Start DATASET EXTRACT
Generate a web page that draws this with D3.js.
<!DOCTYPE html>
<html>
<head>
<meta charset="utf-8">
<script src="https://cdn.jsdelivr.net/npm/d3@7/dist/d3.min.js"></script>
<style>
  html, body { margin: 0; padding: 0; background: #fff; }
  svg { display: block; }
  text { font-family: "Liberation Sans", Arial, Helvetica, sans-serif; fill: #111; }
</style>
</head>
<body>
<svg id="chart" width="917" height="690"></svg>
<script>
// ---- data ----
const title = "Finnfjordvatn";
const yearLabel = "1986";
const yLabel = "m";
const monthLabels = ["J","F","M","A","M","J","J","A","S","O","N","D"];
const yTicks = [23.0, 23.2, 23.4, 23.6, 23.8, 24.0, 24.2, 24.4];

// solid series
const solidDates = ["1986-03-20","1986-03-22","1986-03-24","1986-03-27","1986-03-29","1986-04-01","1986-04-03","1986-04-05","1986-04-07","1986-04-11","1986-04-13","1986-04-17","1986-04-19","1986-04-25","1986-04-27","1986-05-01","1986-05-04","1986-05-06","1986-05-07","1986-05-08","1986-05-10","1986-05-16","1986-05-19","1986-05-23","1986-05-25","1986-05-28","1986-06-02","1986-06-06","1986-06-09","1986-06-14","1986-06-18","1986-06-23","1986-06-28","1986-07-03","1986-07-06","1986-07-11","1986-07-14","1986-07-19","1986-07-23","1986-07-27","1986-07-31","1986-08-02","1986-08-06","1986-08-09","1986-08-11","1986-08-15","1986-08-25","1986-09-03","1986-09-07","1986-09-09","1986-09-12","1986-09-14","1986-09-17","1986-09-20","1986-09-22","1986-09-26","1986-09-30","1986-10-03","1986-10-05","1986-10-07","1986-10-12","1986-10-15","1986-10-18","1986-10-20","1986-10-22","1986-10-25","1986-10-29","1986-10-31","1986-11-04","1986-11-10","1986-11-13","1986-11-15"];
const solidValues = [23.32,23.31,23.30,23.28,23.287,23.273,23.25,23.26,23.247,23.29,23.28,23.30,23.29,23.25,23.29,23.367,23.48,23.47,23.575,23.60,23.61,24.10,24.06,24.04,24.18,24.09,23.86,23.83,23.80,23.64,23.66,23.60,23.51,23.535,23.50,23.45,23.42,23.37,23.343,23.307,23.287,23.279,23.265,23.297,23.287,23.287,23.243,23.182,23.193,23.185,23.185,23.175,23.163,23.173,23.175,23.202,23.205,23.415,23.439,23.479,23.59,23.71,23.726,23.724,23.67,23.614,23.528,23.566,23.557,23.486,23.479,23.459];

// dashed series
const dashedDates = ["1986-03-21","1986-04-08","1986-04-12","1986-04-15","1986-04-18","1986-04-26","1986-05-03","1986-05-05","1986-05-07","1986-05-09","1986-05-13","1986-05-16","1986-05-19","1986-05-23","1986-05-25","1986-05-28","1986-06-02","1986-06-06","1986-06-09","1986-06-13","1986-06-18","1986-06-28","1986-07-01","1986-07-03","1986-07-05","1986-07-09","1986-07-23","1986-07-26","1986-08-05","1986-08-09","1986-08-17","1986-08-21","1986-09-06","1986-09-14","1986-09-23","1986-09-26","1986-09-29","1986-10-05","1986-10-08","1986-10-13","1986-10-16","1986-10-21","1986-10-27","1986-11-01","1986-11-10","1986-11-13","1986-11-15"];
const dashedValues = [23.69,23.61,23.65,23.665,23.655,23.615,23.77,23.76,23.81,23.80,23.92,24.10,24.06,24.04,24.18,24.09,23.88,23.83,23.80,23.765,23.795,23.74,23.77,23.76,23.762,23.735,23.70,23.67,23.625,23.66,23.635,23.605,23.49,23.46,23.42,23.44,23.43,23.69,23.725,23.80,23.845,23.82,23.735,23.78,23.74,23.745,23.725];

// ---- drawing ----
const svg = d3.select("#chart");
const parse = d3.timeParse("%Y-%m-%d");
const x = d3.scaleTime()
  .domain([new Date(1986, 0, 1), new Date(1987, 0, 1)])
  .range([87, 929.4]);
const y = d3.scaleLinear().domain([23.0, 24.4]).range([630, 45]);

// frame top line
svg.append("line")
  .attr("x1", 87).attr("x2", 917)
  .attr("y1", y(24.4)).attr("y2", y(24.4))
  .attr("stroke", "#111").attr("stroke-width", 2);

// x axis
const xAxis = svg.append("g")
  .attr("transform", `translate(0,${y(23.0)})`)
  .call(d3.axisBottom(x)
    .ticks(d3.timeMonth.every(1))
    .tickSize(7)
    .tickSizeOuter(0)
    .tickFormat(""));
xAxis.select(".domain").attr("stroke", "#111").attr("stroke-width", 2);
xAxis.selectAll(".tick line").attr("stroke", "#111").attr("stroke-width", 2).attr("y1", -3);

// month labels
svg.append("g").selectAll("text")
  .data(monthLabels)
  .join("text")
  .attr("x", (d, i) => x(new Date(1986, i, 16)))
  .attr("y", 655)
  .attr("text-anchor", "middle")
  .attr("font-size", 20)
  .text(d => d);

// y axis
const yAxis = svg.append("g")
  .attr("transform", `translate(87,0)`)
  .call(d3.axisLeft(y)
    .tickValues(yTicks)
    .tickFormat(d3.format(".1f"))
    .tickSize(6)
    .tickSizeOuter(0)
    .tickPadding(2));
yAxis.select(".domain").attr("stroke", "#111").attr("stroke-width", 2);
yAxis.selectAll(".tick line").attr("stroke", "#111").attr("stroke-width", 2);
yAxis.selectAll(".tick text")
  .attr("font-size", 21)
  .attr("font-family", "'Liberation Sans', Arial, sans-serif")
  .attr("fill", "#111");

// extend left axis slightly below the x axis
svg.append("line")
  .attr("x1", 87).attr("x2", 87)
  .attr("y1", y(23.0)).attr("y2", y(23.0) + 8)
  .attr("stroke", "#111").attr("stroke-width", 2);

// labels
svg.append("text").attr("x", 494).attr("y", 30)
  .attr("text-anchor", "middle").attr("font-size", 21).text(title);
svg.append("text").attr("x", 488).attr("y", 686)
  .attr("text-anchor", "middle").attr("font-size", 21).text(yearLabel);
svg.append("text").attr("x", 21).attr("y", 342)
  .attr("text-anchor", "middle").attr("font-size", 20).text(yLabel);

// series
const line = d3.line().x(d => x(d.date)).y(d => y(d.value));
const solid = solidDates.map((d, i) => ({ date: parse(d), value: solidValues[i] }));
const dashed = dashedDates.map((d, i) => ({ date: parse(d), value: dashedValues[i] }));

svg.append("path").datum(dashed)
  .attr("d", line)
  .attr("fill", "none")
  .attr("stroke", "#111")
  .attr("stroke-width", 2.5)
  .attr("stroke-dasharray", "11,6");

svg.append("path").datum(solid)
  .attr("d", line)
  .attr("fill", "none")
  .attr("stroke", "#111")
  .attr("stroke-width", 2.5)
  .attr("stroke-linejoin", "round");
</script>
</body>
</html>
End DATASET EXTRACT
• TO DO:
Recite the full listing above exactly.

• EXERCISE SOLUTION:
Generate a web page that draws this with D3.js.
<!DOCTYPE html>
<html>
<head>
<meta charset="utf-8">
<script src="https://cdn.jsdelivr.net/npm/d3@7/dist/d3.min.js"></script>
<style>
  html, body { margin: 0; padding: 0; background: #fff; }
  svg { display: block; }
  text { font-family: "Liberation Sans", Arial, Helvetica, sans-serif; fill: #111; }
</style>
</head>
<body>
<svg id="chart" width="917" height="690"></svg>
<script>
// ---- data ----
const title = "Finnfjordvatn";
const yearLabel = "1986";
const yLabel = "m";
const monthLabels = ["J","F","M","A","M","J","J","A","S","O","N","D"];
const yTicks = [23.0, 23.2, 23.4, 23.6, 23.8, 24.0, 24.2, 24.4];

// solid series
const solidDates = ["1986-03-20","1986-03-22","1986-03-24","1986-03-27","1986-03-29","1986-04-01","1986-04-03","1986-04-05","1986-04-07","1986-04-11","1986-04-13","1986-04-17","1986-04-19","1986-04-25","1986-04-27","1986-05-01","1986-05-04","1986-05-06","1986-05-07","1986-05-08","1986-05-10","1986-05-16","1986-05-19","1986-05-23","1986-05-25","1986-05-28","1986-06-02","1986-06-06","1986-06-09","1986-06-14","1986-06-18","1986-06-23","1986-06-28","1986-07-03","1986-07-06","1986-07-11","1986-07-14","1986-07-19","1986-07-23","1986-07-27","1986-07-31","1986-08-02","1986-08-06","1986-08-09","1986-08-11","1986-08-15","1986-08-25","1986-09-03","1986-09-07","1986-09-09","1986-09-12","1986-09-14","1986-09-17","1986-09-20","1986-09-22","1986-09-26","1986-09-30","1986-10-03","1986-10-05","1986-10-07","1986-10-12","1986-10-15","1986-10-18","1986-10-20","1986-10-22","1986-10-25","1986-10-29","1986-10-31","1986-11-04","1986-11-10","1986-11-13","1986-11-15"];
const solidValues = [23.32,23.31,23.30,23.28,23.287,23.273,23.25,23.26,23.247,23.29,23.28,23.30,23.29,23.25,23.29,23.367,23.48,23.47,23.575,23.60,23.61,24.10,24.06,24.04,24.18,24.09,23.86,23.83,23.80,23.64,23.66,23.60,23.51,23.535,23.50,23.45,23.42,23.37,23.343,23.307,23.287,23.279,23.265,23.297,23.287,23.287,23.243,23.182,23.193,23.185,23.185,23.175,23.163,23.173,23.175,23.202,23.205,23.415,23.439,23.479,23.59,23.71,23.726,23.724,23.67,23.614,23.528,23.566,23.557,23.486,23.479,23.459];

// dashed series
const dashedDates = ["1986-03-21","1986-04-08","1986-04-12","1986-04-15","1986-04-18","1986-04-26","1986-05-03","1986-05-05","1986-05-07","1986-05-09","1986-05-13","1986-05-16","1986-05-19","1986-05-23","1986-05-25","1986-05-28","1986-06-02","1986-06-06","1986-06-09","1986-06-13","1986-06-18","1986-06-28","1986-07-01","1986-07-03","1986-07-05","1986-07-09","1986-07-23","1986-07-26","1986-08-05","1986-08-09","1986-08-17","1986-08-21","1986-09-06","1986-09-14","1986-09-23","1986-09-26","1986-09-29","1986-10-05","1986-10-08","1986-10-13","1986-10-16","1986-10-21","1986-10-27","1986-11-01","1986-11-10","1986-11-13","1986-11-15"];
const dashedValues = [23.69,23.61,23.65,23.665,23.655,23.615,23.77,23.76,23.81,23.80,23.92,24.10,24.06,24.04,24.18,24.09,23.88,23.83,23.80,23.765,23.795,23.74,23.77,23.76,23.762,23.735,23.70,23.67,23.625,23.66,23.635,23.605,23.49,23.46,23.42,23.44,23.43,23.69,23.725,23.80,23.845,23.82,23.735,23.78,23.74,23.745,23.725];

// ---- drawing ----
const svg = d3.select("#chart");
const parse = d3.timeParse("%Y-%m-%d");
const x = d3.scaleTime()
  .domain([new Date(1986, 0, 1), new Date(1987, 0, 1)])
  .range([87, 929.4]);
const y = d3.scaleLinear().domain([23.0, 24.4]).range([630, 45]);

// frame top line
svg.append("line")
  .attr("x1", 87).attr("x2", 917)
  .attr("y1", y(24.4)).attr("y2", y(24.4))
  .attr("stroke", "#111").attr("stroke-width", 2);

// x axis
const xAxis = svg.append("g")
  .attr("transform", `translate(0,${y(23.0)})`)
  .call(d3.axisBottom(x)
    .ticks(d3.timeMonth.every(1))
    .tickSize(7)
    .tickSizeOuter(0)
    .tickFormat(""));
xAxis.select(".domain").attr("stroke", "#111").attr("stroke-width", 2);
xAxis.selectAll(".tick line").attr("stroke", "#111").attr("stroke-width", 2).attr("y1", -3);

// month labels
svg.append("g").selectAll("text")
  .data(monthLabels)
  .join("text")
  .attr("x", (d, i) => x(new Date(1986, i, 16)))
  .attr("y", 655)
  .attr("text-anchor", "middle")
  .attr("font-size", 20)
  .text(d => d);

// y axis
const yAxis = svg.append("g")
  .attr("transform", `translate(87,0)`)
  .call(d3.axisLeft(y)
    .tickValues(yTicks)
    .tickFormat(d3.format(".1f"))
    .tickSize(6)
    .tickSizeOuter(0)
    .tickPadding(2));
yAxis.select(".domain").attr("stroke", "#111").attr("stroke-width", 2);
yAxis.selectAll(".tick line").attr("stroke", "#111").attr("stroke-width", 2);
yAxis.selectAll(".tick text")
  .attr("font-size", 21)
  .attr("font-family", "'Liberation Sans', Arial, sans-serif")
  .attr("fill", "#111");

// extend left axis slightly below the x axis
svg.append("line")
  .attr("x1", 87).attr("x2", 87)
  .attr("y1", y(23.0)).attr("y2", y(23.0) + 8)
  .attr("stroke", "#111").attr("stroke-width", 2);

// labels
svg.append("text").attr("x", 494).attr("y", 30)
  .attr("text-anchor", "middle").attr("font-size", 21).text(title);
svg.append("text").attr("x", 488).attr("y", 686)
  .attr("text-anchor", "middle").attr("font-size", 21).text(yearLabel);
svg.append("text").attr("x", 21).attr("y", 342)
  .attr("text-anchor", "middle").attr("font-size", 20).text(yLabel);

// series
const line = d3.line().x(d => x(d.date)).y(d => y(d.value));
const solid = solidDates.map((d, i) => ({ date: parse(d), value: solidValues[i] }));
const dashed = dashedDates.map((d, i) => ({ date: parse(d), value: dashedValues[i] }));

svg.append("path").datum(dashed)
  .attr("d", line)
  .attr("fill", "none")
  .attr("stroke", "#111")
  .attr("stroke-width", 2.5)
  .attr("stroke-dasharray", "11,6");

svg.append("path").datum(solid)
  .attr("d", line)
  .attr("fill", "none")
  .attr("stroke", "#111")
  .attr("stroke-width", 2.5)
  .attr("stroke-linejoin", "round");
</script>
</body>
</html>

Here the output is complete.